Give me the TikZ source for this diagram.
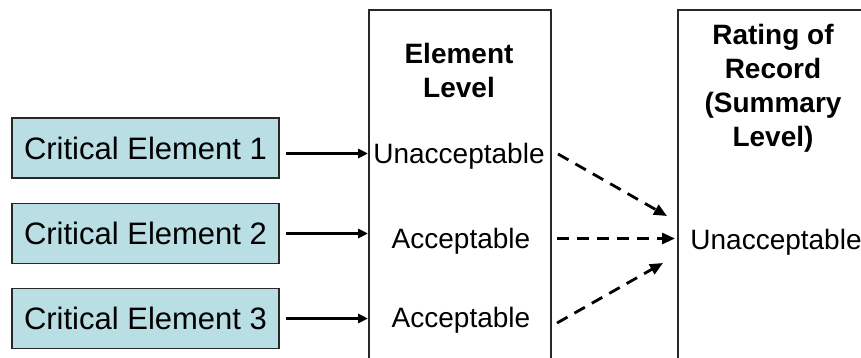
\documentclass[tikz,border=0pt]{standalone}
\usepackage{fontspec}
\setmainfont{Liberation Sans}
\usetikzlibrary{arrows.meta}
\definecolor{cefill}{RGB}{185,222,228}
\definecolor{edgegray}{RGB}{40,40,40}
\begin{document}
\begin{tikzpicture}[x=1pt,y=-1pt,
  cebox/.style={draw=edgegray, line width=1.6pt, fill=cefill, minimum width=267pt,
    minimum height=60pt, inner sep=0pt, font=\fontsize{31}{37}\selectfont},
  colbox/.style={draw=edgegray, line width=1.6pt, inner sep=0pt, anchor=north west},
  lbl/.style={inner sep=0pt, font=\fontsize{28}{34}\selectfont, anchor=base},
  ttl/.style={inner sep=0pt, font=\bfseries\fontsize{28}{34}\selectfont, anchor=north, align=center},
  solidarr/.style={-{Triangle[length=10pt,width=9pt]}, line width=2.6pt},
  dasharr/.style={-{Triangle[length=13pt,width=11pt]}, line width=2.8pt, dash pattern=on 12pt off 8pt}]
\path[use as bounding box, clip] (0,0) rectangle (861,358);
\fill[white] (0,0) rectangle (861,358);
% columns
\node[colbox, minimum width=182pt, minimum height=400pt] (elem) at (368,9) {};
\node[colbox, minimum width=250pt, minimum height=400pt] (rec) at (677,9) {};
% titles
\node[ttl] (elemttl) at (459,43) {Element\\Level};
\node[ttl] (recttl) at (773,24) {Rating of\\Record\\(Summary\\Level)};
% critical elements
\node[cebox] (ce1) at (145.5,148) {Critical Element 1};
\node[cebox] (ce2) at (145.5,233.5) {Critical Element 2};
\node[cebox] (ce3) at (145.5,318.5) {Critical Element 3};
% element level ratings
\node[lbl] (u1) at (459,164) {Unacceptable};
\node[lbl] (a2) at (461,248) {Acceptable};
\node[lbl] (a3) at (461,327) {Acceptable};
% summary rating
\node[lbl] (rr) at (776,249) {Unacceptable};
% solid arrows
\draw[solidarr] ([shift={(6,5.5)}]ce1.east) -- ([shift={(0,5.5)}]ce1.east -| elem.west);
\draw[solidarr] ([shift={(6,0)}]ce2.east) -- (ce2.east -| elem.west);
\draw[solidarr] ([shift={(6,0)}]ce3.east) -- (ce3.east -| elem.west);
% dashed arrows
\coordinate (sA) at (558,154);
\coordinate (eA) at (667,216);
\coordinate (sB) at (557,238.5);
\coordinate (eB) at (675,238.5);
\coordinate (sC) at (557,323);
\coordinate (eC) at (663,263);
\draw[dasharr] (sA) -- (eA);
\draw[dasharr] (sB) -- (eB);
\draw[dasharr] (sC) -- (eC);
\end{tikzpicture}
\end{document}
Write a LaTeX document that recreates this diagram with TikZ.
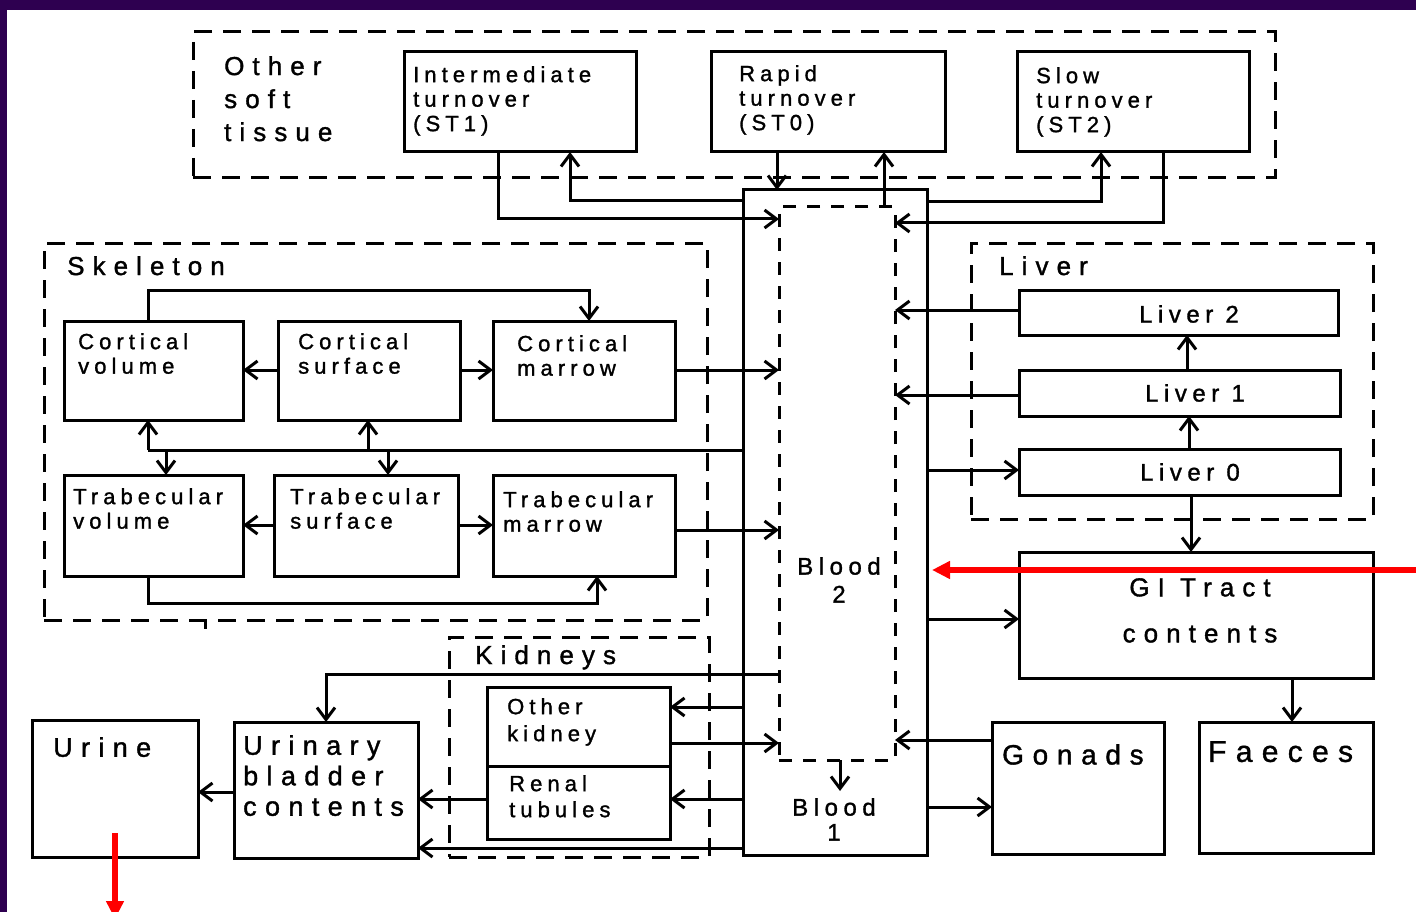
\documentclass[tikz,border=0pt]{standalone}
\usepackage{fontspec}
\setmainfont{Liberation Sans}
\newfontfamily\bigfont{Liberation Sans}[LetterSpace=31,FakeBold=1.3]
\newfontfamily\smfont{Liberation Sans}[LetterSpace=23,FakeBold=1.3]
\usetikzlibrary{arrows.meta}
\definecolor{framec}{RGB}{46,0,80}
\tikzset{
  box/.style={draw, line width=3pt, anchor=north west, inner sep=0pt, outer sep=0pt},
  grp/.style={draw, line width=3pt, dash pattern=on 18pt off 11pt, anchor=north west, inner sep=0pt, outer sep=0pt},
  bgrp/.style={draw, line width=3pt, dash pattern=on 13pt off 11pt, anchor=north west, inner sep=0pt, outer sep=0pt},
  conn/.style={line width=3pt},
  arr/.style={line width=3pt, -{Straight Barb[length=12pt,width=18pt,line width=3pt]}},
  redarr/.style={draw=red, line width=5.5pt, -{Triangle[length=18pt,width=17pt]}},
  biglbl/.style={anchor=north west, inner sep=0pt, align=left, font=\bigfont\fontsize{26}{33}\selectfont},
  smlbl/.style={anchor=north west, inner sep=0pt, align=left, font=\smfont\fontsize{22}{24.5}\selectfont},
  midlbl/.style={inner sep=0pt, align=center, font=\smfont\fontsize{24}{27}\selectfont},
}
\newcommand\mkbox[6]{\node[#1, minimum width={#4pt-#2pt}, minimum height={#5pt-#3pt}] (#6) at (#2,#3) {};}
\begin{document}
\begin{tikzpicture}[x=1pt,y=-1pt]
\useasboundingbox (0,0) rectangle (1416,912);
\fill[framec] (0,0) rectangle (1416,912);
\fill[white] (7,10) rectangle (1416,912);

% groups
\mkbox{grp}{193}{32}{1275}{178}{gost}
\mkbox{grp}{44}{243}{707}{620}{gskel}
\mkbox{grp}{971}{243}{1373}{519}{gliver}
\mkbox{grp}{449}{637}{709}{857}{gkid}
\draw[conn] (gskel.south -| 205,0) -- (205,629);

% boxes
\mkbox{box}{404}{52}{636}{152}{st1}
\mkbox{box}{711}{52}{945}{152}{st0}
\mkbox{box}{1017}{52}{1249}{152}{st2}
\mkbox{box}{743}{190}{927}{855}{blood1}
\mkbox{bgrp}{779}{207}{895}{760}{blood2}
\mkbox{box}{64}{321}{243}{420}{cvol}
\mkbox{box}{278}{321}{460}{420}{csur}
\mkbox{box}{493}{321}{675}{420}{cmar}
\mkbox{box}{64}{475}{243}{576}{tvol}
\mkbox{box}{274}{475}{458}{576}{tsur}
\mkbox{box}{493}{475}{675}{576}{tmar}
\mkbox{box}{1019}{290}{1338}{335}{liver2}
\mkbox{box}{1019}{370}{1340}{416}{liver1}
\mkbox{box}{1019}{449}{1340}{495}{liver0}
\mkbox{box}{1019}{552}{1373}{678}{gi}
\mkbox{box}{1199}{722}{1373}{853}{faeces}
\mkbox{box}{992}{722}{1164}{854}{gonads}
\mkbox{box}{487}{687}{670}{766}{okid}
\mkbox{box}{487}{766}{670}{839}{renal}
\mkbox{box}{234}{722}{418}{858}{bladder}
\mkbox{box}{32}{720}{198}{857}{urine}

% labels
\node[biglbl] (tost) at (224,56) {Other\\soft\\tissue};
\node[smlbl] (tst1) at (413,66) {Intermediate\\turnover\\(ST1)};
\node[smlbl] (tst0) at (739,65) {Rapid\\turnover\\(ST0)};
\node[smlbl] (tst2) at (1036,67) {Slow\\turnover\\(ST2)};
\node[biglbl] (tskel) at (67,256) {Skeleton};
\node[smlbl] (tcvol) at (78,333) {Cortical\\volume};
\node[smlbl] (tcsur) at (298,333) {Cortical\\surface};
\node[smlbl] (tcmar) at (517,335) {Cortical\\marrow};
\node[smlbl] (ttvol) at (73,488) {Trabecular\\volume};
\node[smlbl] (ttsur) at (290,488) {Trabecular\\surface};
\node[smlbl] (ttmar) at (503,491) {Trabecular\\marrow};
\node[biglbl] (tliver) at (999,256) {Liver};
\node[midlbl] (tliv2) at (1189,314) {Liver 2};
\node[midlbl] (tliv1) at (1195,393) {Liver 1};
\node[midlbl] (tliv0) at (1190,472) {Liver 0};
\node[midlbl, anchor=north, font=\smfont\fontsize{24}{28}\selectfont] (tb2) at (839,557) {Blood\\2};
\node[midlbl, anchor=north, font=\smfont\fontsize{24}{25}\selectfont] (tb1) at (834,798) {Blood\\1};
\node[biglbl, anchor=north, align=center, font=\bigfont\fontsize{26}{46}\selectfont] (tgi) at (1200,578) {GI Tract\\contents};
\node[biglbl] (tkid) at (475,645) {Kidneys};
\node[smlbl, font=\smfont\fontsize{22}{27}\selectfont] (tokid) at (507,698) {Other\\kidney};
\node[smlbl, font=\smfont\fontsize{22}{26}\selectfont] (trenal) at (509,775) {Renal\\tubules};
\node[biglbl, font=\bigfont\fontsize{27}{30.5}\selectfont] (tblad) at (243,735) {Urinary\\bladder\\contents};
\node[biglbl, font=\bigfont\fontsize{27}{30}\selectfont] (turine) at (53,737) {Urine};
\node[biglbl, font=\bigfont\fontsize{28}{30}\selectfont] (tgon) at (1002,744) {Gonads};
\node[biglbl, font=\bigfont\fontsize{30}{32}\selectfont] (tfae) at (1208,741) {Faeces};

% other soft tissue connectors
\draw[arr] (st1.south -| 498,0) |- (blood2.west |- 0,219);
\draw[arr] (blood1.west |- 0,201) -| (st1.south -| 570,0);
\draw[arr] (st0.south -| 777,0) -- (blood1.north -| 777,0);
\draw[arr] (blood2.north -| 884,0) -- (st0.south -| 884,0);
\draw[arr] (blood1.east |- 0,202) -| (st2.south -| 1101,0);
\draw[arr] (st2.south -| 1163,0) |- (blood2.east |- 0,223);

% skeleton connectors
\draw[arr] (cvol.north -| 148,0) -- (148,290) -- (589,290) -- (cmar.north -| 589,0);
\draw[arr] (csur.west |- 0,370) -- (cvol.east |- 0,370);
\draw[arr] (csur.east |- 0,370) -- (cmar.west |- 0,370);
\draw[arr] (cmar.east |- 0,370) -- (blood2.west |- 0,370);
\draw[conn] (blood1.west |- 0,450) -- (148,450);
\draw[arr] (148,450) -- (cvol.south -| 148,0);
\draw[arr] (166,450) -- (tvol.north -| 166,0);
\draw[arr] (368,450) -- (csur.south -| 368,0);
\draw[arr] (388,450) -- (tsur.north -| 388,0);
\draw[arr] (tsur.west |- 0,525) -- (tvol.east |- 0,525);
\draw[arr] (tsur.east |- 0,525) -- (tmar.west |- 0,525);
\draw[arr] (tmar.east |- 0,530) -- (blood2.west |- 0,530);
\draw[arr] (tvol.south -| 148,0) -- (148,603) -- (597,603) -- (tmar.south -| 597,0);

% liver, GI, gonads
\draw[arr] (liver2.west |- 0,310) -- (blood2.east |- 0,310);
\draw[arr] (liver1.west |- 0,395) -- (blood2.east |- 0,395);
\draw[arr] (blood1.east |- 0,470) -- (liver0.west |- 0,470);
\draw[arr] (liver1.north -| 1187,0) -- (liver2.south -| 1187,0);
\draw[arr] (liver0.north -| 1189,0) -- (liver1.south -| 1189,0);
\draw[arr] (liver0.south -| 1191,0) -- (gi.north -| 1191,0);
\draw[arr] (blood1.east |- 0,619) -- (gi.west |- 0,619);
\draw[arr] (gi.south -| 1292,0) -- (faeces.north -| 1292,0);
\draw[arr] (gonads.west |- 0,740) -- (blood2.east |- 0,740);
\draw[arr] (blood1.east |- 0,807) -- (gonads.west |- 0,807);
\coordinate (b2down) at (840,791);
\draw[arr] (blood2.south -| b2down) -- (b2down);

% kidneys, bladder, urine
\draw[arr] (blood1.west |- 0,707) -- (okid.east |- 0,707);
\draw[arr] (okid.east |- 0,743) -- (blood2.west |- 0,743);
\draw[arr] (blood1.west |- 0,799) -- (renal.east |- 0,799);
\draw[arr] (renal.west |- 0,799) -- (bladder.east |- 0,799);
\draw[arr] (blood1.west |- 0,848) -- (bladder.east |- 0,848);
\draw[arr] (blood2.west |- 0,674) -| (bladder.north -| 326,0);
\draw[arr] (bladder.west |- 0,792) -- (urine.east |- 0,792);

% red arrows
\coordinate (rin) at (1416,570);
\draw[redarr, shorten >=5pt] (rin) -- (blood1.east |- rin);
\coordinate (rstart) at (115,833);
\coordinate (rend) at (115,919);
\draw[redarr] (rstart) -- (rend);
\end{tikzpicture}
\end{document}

[GIVEN EXERCISE]:
Copy exactly the stretch of lines that starts at the line holding "Write a LaTeX" and ends at the line holding "(7,10) rectangle (1416,912);". Drop the pictures.

[RESULT FOR THIS EXERCISE]:
Write a LaTeX document that recreates this diagram with TikZ.
\documentclass[tikz,border=0pt]{standalone}
\usepackage{fontspec}
\setmainfont{Liberation Sans}
\newfontfamily\bigfont{Liberation Sans}[LetterSpace=31,FakeBold=1.3]
\newfontfamily\smfont{Liberation Sans}[LetterSpace=23,FakeBold=1.3]
\usetikzlibrary{arrows.meta}
\definecolor{framec}{RGB}{46,0,80}
\tikzset{
  box/.style={draw, line width=3pt, anchor=north west, inner sep=0pt, outer sep=0pt},
  grp/.style={draw, line width=3pt, dash pattern=on 18pt off 11pt, anchor=north west, inner sep=0pt, outer sep=0pt},
  bgrp/.style={draw, line width=3pt, dash pattern=on 13pt off 11pt, anchor=north west, inner sep=0pt, outer sep=0pt},
  conn/.style={line width=3pt},
  arr/.style={line width=3pt, -{Straight Barb[length=12pt,width=18pt,line width=3pt]}},
  redarr/.style={draw=red, line width=5.5pt, -{Triangle[length=18pt,width=17pt]}},
  biglbl/.style={anchor=north west, inner sep=0pt, align=left, font=\bigfont\fontsize{26}{33}\selectfont},
  smlbl/.style={anchor=north west, inner sep=0pt, align=left, font=\smfont\fontsize{22}{24.5}\selectfont},
  midlbl/.style={inner sep=0pt, align=center, font=\smfont\fontsize{24}{27}\selectfont},
}
\newcommand\mkbox[6]{\node[#1, minimum width={#4pt-#2pt}, minimum height={#5pt-#3pt}] (#6) at (#2,#3) {};}
\begin{document}
\begin{tikzpicture}[x=1pt,y=-1pt]
\useasboundingbox (0,0) rectangle (1416,912);
\fill[framec] (0,0) rectangle (1416,912);
\fill[white] (7,10) rectangle (1416,912);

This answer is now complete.